## Short problem
The records underneath are to be repeated exactly, with the pictures left out.

## Records shown
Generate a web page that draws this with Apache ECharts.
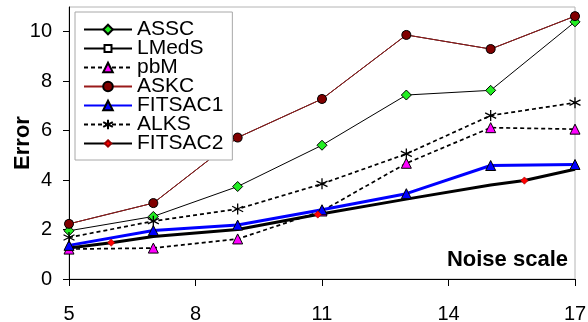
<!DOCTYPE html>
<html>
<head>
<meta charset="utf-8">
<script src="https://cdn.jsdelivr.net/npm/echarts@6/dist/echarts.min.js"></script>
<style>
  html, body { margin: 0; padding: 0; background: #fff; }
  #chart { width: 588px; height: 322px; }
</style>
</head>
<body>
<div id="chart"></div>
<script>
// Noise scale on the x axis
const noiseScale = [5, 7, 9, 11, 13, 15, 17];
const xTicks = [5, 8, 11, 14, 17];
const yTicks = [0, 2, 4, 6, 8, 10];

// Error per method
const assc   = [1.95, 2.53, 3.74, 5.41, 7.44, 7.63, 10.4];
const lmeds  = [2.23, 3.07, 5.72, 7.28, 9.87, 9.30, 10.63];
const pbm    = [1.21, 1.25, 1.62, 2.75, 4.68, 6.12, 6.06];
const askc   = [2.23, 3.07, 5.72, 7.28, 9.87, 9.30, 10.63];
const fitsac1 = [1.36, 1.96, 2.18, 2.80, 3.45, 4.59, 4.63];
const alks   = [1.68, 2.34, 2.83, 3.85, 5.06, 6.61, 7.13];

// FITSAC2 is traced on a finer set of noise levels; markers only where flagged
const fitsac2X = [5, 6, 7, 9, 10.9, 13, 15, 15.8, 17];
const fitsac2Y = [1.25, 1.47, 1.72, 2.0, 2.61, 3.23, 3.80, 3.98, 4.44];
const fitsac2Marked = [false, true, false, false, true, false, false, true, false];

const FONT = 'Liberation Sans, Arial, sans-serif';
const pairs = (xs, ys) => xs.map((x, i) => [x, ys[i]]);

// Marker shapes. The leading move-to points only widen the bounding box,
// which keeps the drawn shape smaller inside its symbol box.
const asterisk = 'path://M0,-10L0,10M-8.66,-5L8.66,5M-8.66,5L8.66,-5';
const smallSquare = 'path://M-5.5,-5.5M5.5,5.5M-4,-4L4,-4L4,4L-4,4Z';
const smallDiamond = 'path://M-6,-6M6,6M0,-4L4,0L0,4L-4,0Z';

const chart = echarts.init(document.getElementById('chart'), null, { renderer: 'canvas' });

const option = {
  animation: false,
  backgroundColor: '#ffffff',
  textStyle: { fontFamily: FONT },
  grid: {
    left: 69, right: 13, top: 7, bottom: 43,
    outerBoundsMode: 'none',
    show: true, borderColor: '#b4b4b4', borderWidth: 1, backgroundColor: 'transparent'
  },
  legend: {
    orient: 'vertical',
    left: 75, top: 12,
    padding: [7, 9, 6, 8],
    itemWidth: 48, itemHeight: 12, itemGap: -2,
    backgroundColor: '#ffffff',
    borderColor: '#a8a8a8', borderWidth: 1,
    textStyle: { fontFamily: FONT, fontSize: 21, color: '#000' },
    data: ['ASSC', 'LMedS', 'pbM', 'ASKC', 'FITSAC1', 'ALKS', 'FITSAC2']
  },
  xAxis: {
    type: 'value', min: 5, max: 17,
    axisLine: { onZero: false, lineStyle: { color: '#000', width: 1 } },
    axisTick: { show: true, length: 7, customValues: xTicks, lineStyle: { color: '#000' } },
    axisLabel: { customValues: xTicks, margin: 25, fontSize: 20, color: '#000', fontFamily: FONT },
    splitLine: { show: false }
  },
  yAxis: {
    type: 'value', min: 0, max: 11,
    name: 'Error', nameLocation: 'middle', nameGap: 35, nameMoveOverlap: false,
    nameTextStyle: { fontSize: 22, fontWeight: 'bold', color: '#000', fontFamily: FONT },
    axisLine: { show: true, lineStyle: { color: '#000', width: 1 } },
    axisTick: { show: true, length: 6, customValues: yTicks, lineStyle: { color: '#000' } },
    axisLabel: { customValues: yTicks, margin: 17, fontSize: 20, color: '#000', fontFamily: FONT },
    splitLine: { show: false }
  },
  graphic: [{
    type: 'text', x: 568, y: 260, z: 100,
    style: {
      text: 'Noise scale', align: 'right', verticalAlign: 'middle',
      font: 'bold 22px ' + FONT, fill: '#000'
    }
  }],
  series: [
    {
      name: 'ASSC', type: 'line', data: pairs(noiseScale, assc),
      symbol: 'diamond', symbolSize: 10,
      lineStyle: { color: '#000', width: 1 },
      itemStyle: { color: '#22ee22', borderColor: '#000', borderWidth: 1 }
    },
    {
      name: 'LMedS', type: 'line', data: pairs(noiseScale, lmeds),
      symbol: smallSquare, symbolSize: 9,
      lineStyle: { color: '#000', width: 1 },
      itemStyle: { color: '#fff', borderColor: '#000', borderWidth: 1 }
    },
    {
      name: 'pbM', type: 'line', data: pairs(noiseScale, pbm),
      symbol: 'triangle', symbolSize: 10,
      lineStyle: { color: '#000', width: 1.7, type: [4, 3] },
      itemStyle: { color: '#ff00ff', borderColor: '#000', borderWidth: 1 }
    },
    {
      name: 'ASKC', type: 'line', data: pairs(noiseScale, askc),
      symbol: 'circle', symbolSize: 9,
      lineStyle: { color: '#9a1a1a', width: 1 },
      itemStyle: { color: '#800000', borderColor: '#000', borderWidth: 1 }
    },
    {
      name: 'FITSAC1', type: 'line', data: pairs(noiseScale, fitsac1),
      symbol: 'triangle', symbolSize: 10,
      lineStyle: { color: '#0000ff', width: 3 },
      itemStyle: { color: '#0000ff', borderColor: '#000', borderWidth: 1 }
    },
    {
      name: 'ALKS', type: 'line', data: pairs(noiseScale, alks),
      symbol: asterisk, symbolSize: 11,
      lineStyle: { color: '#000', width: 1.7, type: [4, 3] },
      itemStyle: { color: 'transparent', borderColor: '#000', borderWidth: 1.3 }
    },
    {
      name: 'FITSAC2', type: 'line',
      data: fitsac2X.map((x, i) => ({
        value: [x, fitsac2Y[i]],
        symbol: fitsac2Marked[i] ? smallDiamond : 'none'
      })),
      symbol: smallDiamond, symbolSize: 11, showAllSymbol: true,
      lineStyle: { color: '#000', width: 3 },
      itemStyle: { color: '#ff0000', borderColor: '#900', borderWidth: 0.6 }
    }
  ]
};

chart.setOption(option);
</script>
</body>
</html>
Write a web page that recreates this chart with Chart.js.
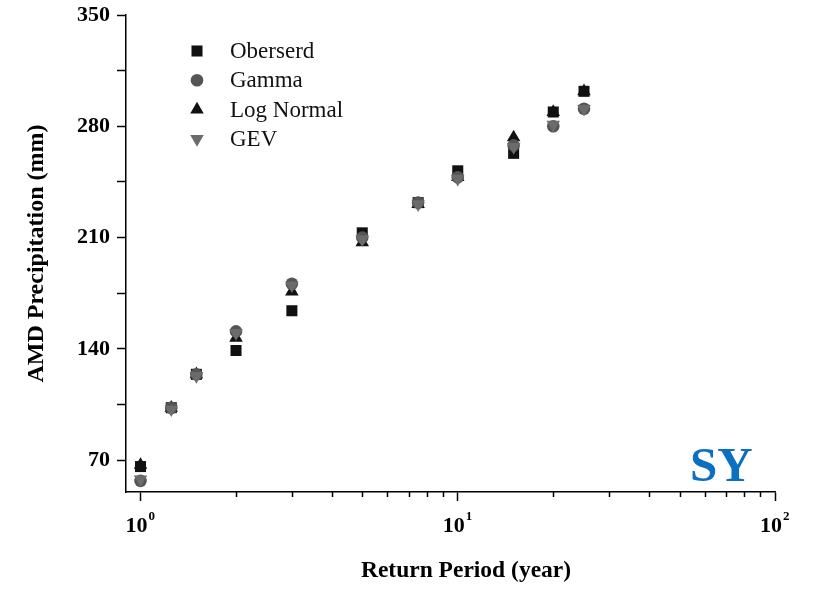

## Worked answer
Generate a web page that draws this with Apache ECharts.
<!DOCTYPE html>
<html>
<head>
<meta charset="utf-8">
<script src="https://cdn.jsdelivr.net/npm/echarts@6/dist/echarts.min.js"></script>
<style>
  html, body { margin: 0; padding: 0; background: #fff; }
  #chart { width: 588px; height: 322px; }
</style>
</head>
<body>
<div id="chart"></div>
<script>
// Noise scale on the x axis
const noiseScale = [5, 7, 9, 11, 13, 15, 17];
const xTicks = [5, 8, 11, 14, 17];
const yTicks = [0, 2, 4, 6, 8, 10];

// Error per method
const assc   = [1.95, 2.53, 3.74, 5.41, 7.44, 7.63, 10.4];
const lmeds  = [2.23, 3.07, 5.72, 7.28, 9.87, 9.30, 10.63];
const pbm    = [1.21, 1.25, 1.62, 2.75, 4.68, 6.12, 6.06];
const askc   = [2.23, 3.07, 5.72, 7.28, 9.87, 9.30, 10.63];
const fitsac1 = [1.36, 1.96, 2.18, 2.80, 3.45, 4.59, 4.63];
const alks   = [1.68, 2.34, 2.83, 3.85, 5.06, 6.61, 7.13];

// FITSAC2 is traced on a finer set of noise levels; markers only where flagged
const fitsac2X = [5, 6, 7, 9, 10.9, 13, 15, 15.8, 17];
const fitsac2Y = [1.25, 1.47, 1.72, 2.0, 2.61, 3.23, 3.80, 3.98, 4.44];
const fitsac2Marked = [false, true, false, false, true, false, false, true, false];

const FONT = 'Liberation Sans, Arial, sans-serif';
const pairs = (xs, ys) => xs.map((x, i) => [x, ys[i]]);

// Marker shapes. The leading move-to points only widen the bounding box,
// which keeps the drawn shape smaller inside its symbol box.
const asterisk = 'path://M0,-10L0,10M-8.66,-5L8.66,5M-8.66,5L8.66,-5';
const smallSquare = 'path://M-5.5,-5.5M5.5,5.5M-4,-4L4,-4L4,4L-4,4Z';
const smallDiamond = 'path://M-6,-6M6,6M0,-4L4,0L0,4L-4,0Z';

const chart = echarts.init(document.getElementById('chart'), null, { renderer: 'canvas' });

const option = {
  animation: false,
  backgroundColor: '#ffffff',
  textStyle: { fontFamily: FONT },
  grid: {
    left: 69, right: 13, top: 7, bottom: 43,
    outerBoundsMode: 'none',
    show: true, borderColor: '#b4b4b4', borderWidth: 1, backgroundColor: 'transparent'
  },
  legend: {
    orient: 'vertical',
    left: 75, top: 12,
    padding: [7, 9, 6, 8],
    itemWidth: 48, itemHeight: 12, itemGap: -2,
    backgroundColor: '#ffffff',
    borderColor: '#a8a8a8', borderWidth: 1,
    textStyle: { fontFamily: FONT, fontSize: 21, color: '#000' },
    data: ['ASSC', 'LMedS', 'pbM', 'ASKC', 'FITSAC1', 'ALKS', 'FITSAC2']
  },
  xAxis: {
    type: 'value', min: 5, max: 17,
    axisLine: { onZero: false, lineStyle: { color: '#000', width: 1 } },
    axisTick: { show: true, length: 7, customValues: xTicks, lineStyle: { color: '#000' } },
    axisLabel: { customValues: xTicks, margin: 25, fontSize: 20, color: '#000', fontFamily: FONT },
    splitLine: { show: false }
  },
  yAxis: {
    type: 'value', min: 0, max: 11,
    name: 'Error', nameLocation: 'middle', nameGap: 35, nameMoveOverlap: false,
    nameTextStyle: { fontSize: 22, fontWeight: 'bold', color: '#000', fontFamily: FONT },
    axisLine: { show: true, lineStyle: { color: '#000', width: 1 } },
    axisTick: { show: true, length: 6, customValues: yTicks, lineStyle: { color: '#000' } },
    axisLabel: { customValues: yTicks, margin: 17, fontSize: 20, color: '#000', fontFamily: FONT },
    splitLine: { show: false }
  },
  graphic: [{
    type: 'text', x: 568, y: 260, z: 100,
    style: {
      text: 'Noise scale', align: 'right', verticalAlign: 'middle',
      font: 'bold 22px ' + FONT, fill: '#000'
    }
  }],
  series: [
    {
      name: 'ASSC', type: 'line', data: pairs(noiseScale, assc),
      symbol: 'diamond', symbolSize: 10,
      lineStyle: { color: '#000', width: 1 },
      itemStyle: { color: '#22ee22', borderColor: '#000', borderWidth: 1 }
    },
    {
      name: 'LMedS', type: 'line', data: pairs(noiseScale, lmeds),
      symbol: smallSquare, symbolSize: 9,
      lineStyle: { color: '#000', width: 1 },
      itemStyle: { color: '#fff', borderColor: '#000', borderWidth: 1 }
    },
    {
      name: 'pbM', type: 'line', data: pairs(noiseScale, pbm),
      symbol: 'triangle', symbolSize: 10,
      lineStyle: { color: '#000', width: 1.7, type: [4, 3] },
      itemStyle: { color: '#ff00ff', borderColor: '#000', borderWidth: 1 }
    },
    {
      name: 'ASKC', type: 'line', data: pairs(noiseScale, askc),
      symbol: 'circle', symbolSize: 9,
      lineStyle: { color: '#9a1a1a', width: 1 },
      itemStyle: { color: '#800000', borderColor: '#000', borderWidth: 1 }
    },
    {
      name: 'FITSAC1', type: 'line', data: pairs(noiseScale, fitsac1),
      symbol: 'triangle', symbolSize: 10,
      lineStyle: { color: '#0000ff', width: 3 },
      itemStyle: { color: '#0000ff', borderColor: '#000', borderWidth: 1 }
    },
    {
      name: 'ALKS', type: 'line', data: pairs(noiseScale, alks),
      symbol: asterisk, symbolSize: 11,
      lineStyle: { color: '#000', width: 1.7, type: [4, 3] },
      itemStyle: { color: 'transparent', borderColor: '#000', borderWidth: 1.3 }
    },
    {
      name: 'FITSAC2', type: 'line',
      data: fitsac2X.map((x, i) => ({
        value: [x, fitsac2Y[i]],
        symbol: fitsac2Marked[i] ? smallDiamond : 'none'
      })),
      symbol: smallDiamond, symbolSize: 11, showAllSymbol: true,
      lineStyle: { color: '#000', width: 3 },
      itemStyle: { color: '#ff0000', borderColor: '#900', borderWidth: 0.6 }
    }
  ]
};

chart.setOption(option);
</script>
</body>
</html>
Write a web page that recreates this chart with Chart.js.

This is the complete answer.